Letting the air out of your tires
By Capt. Thomas Whiteman, 121 ARW
/ Published October 05, 2014
RICKENBACKER AIR NATIONAL GUARD BASE, Ohio --
A friend recently told me of a frustrating lesson he'd experienced. Work had been pretty hectic and some extra duties had actually been busier than his primary role with the Wing. But, for all he knew, he was handling everything well. Then the lesson came.
On the way home one evening, my friend noticed low air pressure in his front tires. Naturally, he stopped at the service station to fix the problem. What we would all do, right? He got the hose, placed the connector on the valve stem and, low and behold, rather than fill with air his tires went flat! As you can imagine, he was frustrated! No matter what he tried, the tires would not fill up. It was night, the kids were in the car, and all he wanted to do was fill up his tires and go home. In exasperation, he threw up his hands to give up.
And then it hit him. He had gotten the hose... check! He connected the hose to his valve stems... check! However, he hadn't noticed that the air hose had a lever. All the hard work and energy he spent on this frustrating event had not worked simply because of that one little detail. My friend hadn't squeezed the lever to release air into his tires! The result was completely the opposite of what he had expected.
The lesson was sometimes we seem to be handling the stress and pressure that comes with Life, only to realize that those items are taking more of a toll on us than we realize! It's not weakness, and it's not illness or instability. It may simply just be a tendency on our part to take on more tasks and responsibilities than we should.
Life can do that sometimes - sneak up on us. The key is to be sure that we are doing the things that build our ability to respond well when we find that we've "let the air out of our tires."
So, what can we do when we find ourselves doing this?
First, do what my friend did. Once he realized what was going on, he squeezed the lever! Correct the mistake - Spend time with people you love or take some time to rest.
Next, feel free to lighten your load. Look at your responsibilities and identify which ones are priorities. We are a "can do" culture. We take on a lot. If we are not careful, however, every responsibility, task and commitment can become a first or highest priority and that is not realistic. Everything cannot be in the number one spot at the same time; it just doesn't work. So, reevaluate and put the number one thing into the number one spot.

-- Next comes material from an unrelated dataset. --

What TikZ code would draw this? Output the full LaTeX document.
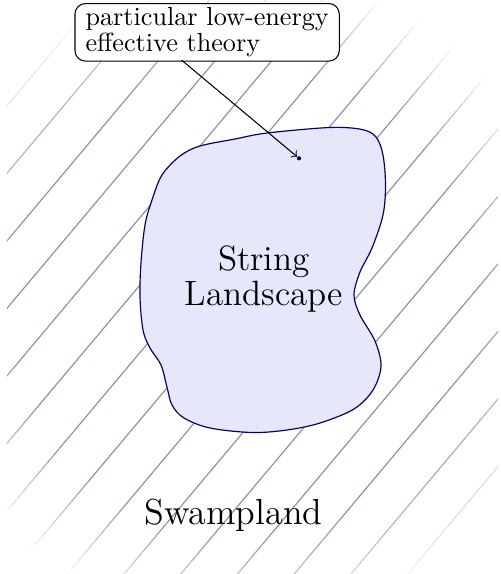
\documentclass[tikz,border=0pt]{standalone}
\definecolor{hatchcol}{RGB}{136,149,168}
\definecolor{blobfill}{RGB}{231,231,252}
\definecolor{blobline}{RGB}{0,0,110}
\tikzset{
  hatchseg/.style={line width=0.45pt, line cap=round},
  blob/.style={draw=blobline, fill=blobfill, line width=0.45pt},
  callout/.style={draw=black, fill=white, rounded corners=4pt, align=left,
    inner xsep=4pt, inner ysep=1.5pt, font=\fontsize{10}{10}\selectfont},
  biglabel/.style={align=center, inner sep=0pt, font=\fontsize{13.4}{13.4}\selectfont},
  swamplabel/.style={inner sep=0pt, font=\fontsize{13.8}{13.8}\selectfont},
  dotmark/.style={circle, fill=blobline, inner sep=0pt, minimum size=1.6pt}
}
\begin{document}
\begin{tikzpicture}[x=0.3817pt,y=-0.3817pt]
\useasboundingbox (0,0) rectangle (500,574);
% hatched swamp area, fading out radially
\begin{scope}
  \clip (7,0) rectangle (500,574);
  \foreach \hk in {-2,...,14} {
    \foreach \hx in {0,6,...,494} {
      \pgfmathsetmacro{\hy}{181.6+67.5*\hk-1.19*\hx}
      \pgfmathsetmacro{\hr}{100*sqrt(((\hx+3-245)/100)^2+((\hy-3.57-300)/100)^2)}
      \pgfmathsetmacro{\hp}{max(0,min(100,(330-\hr)/95*100))}
      \ifdim\hp pt>0.5pt
        \draw[hatchseg, draw=hatchcol!\hp!white] (\hx,\hy) -- ++(6,-7.14);
      \fi
    }
  }
\end{scope}
% string landscape blob
\path[blob] plot[smooth cycle, tension=0.55] coordinates {
  (162,175) (180,156) (200,146) (235,139) (267,133) (330,127.5) (362,129.5)
  (376,137) (383,155) (385.5,185) (383,215) (372,248) (360,272) (354,295)
  (360,315) (375,341) (381,366) (373,390) (354,409) (320,423) (287,430)
  (252,432.5) (210,428) (184,418) (172,405) (167,387) (161,365) (150,348)
  (143,330) (140,297) (141,263) (145,225) (152,200)};
\node[biglabel] (land) at (264,279.3) {String\\Landscape};
\node[swamplabel, anchor=base] (swamp) at (233.5,524.5) {Swampland};
\node[dotmark] (pt) at (299,158.3) {};
\node[callout, anchor=north west] (box) at (74.5,3) {particular low-energy\\effective theory};
\coordinate (arrowstart) at (181.7,60.2);
\draw[->, line width=0.4pt] (arrowstart) -- (pt);
\end{tikzpicture}
\end{document}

Third, be willing to say... (can I even write this?) Be willing to say "no." Whew... There, I wrote it! Saying "no" can be difficult, but it goes along with the concept of everything being number one priority. Often, more is asked of us than we have room for. When I worked in churches, we spoke of the 80/20 principle. That is, 80% of the work is done by 20% of the people. Those of us who are asked and reliably carry out a task are usually asked again and others with a task or need see what we've done and ask for our help.
It's tempting to believe, "if I don't agree to do this, it may not get done" while at the same time, someone wants to do something extra and is left wondering why they didn't get asked!
Take a look at those things that you have identified as priority and at what you are being asked. Do they match? Say "yes" to those things that fit your priorities and "no" to those that do not. I realize that some tasks and commitments are not so voluntary. You may be given an assignment or it may be a job requirement. The key is to identify realistic priorities and make decisions based on those priorities.
A recent study found that 75% of 7600 participants felt "burnt out" by their work. It is my hope that these tips will help you avoid becoming a part of that 75% or to remain in the 25% if you are already there.
Last, go do something you enjoy! If you fish, go fishing. If you like to shop, go shopping. Go to a cabin and do nothing, if you can. Read a book or work on a hobby. Do something that recharges your batteries. In the end, when you come back to the task that is required, you will be better equipped to complete it and you will be more willing to move on to the next commitment.